I'd suggest Bi-ax with carbon. Here are two great deals under $300:
  

Bi-ax glass for easy "turnability" and the carbon for overall pop and "life"


----------



## Guest (Oct 3, 2008)

ask carl jones over at Mogul Snowboarding - he seems to know his stuff when it comes to the bumps.


----------



## killclimbz (Aug 10, 2007)

Oh jesus, that dude can sure ride hero moguls. He's not going to hack it on real runs like Drunken Frenchman, KT 22, Gunbarrel, just to name a few if that is what they consider mogul runs in the video. 

Here's some advice from an ex mogul junkie. I go for pow more often, but once or twice a season I'll blow through a serious mogul run to scare the hell out of the skiers.

For mogul riding, and I can ride 'em, get a good solid stick that has good dampening and is stable. The Neversummer Titan or Unity Dominion are going to be two boards that chew them up and spit them out. You have to be on top of your game with those boards, but they'll do what you want, ie turn on a dime. 

The Flow Infinite and K2 Podium would be other boards that would charge in moguls.

A +-30 stance? WTF is that? I ride ducky and that is a rather extreme duck stance by any standard. 

Suburban's Capita recommedations may be good ones too. I have no experience with Capita but he generally gives out solid advice. 
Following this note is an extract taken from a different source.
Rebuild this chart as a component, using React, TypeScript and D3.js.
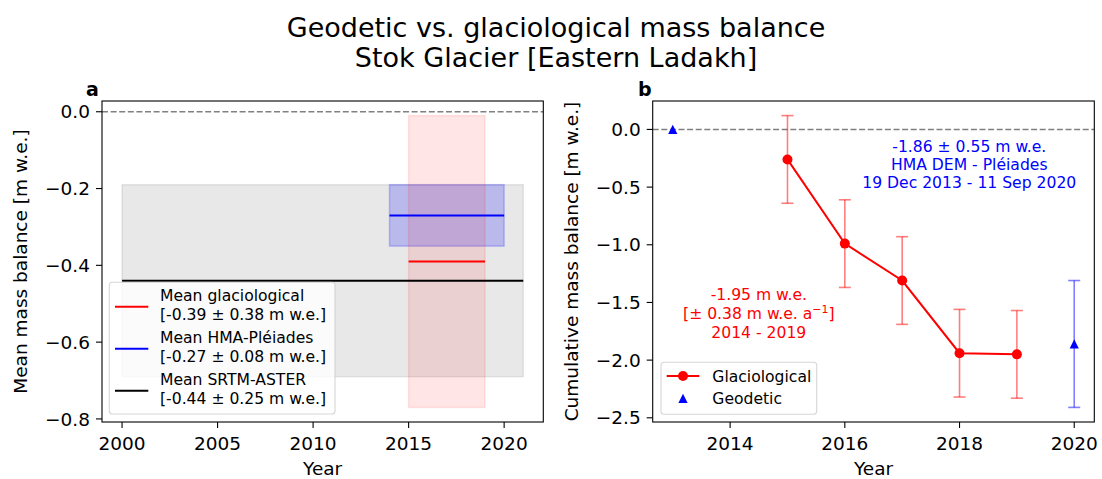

Get some solid bindings to go with whatever you get. Don't skimp.


----------



## Guest (Oct 4, 2008)

killclimbz said:


> Oh jesus, that dude can sure ride hero moguls. He's not going to hack it on real runs like Drunken Frenchman, KT 22, Gunbarrel, just to name a few if that is what they consider mogul runs in the video.
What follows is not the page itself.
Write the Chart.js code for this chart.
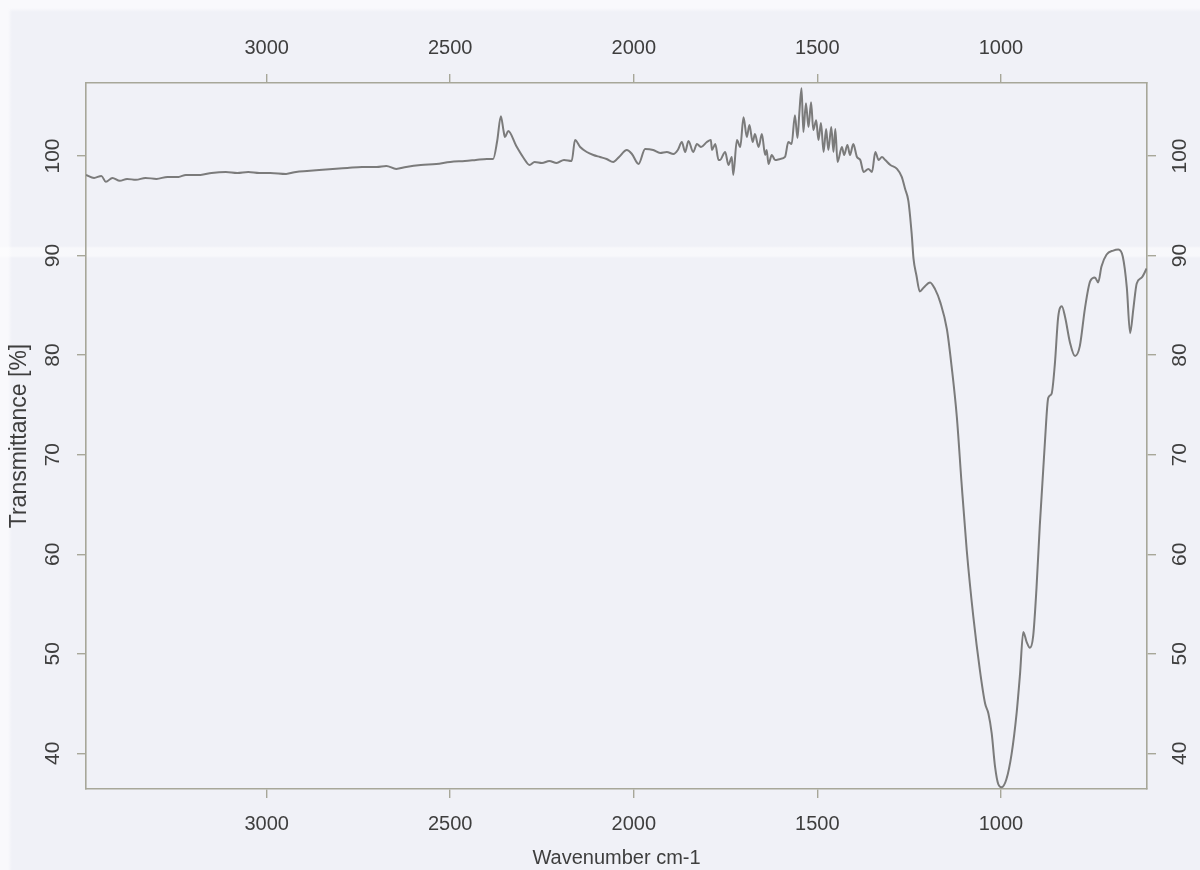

Are you kidding? This guy's _*"Ranked #1 on moguls with a snowboard"*_ it says so right on his webpage!

Are you gonna argue with number 1? In the WORLD? I mean you're just a supermoderator, this dude's a *CEO!!*


----------



## Guest (Oct 5, 2008)

true_richard said:


> ask carl jones over at Mogul Snowboarding - he seems to know his stuff when it comes to the bumps.


is it just me or does Carl seem like a bit of a tool?


----------



## LouG (Sep 1, 2008)

Anyone who can possibly take mogul riding seriously has to be a tool... those videos were putting me to sleep.

Why would you purposely ride moguls?


----------



## Guest (Oct 5, 2008)

LouG said:


> Anyone who can possibly take mogul riding seriously has to be a tool... those videos were putting me to sleep.
> 
> Why would you purposely ride moguls?


I looked at the vids too and thought they were kind of lame.

Moguls?? the ones in the vids are tiny :laugh:

Riding moguls on a snowboard can be fun and challenge the most skilled snoboarder.. its all about mindset; just like riding steezy freestyle is a mindset.
Its just another fun thing to do on a plank.

Let's see someone riding house sized moguls....say Squaw Valley KT-22???


----------



## Guest (Oct 5, 2008)

i hadn't watched the videos before.

um, yeah... small moguls fo sho. the one vid that's titled "typical mogul run" looks like you could flat board it for a bumpy speed run just for shits & giggles.


----------



## Guest (Oct 6, 2008)

true_richard said:


> i hadn't watched the videos before.
> 
> um, yeah... small moguls fo sho. the one vid that's titled "typical mogul run" looks like you could flat board it for a bumpy speed run just for shits & giggles.


Seriously. Those "moguls" where shallow as hell.


----------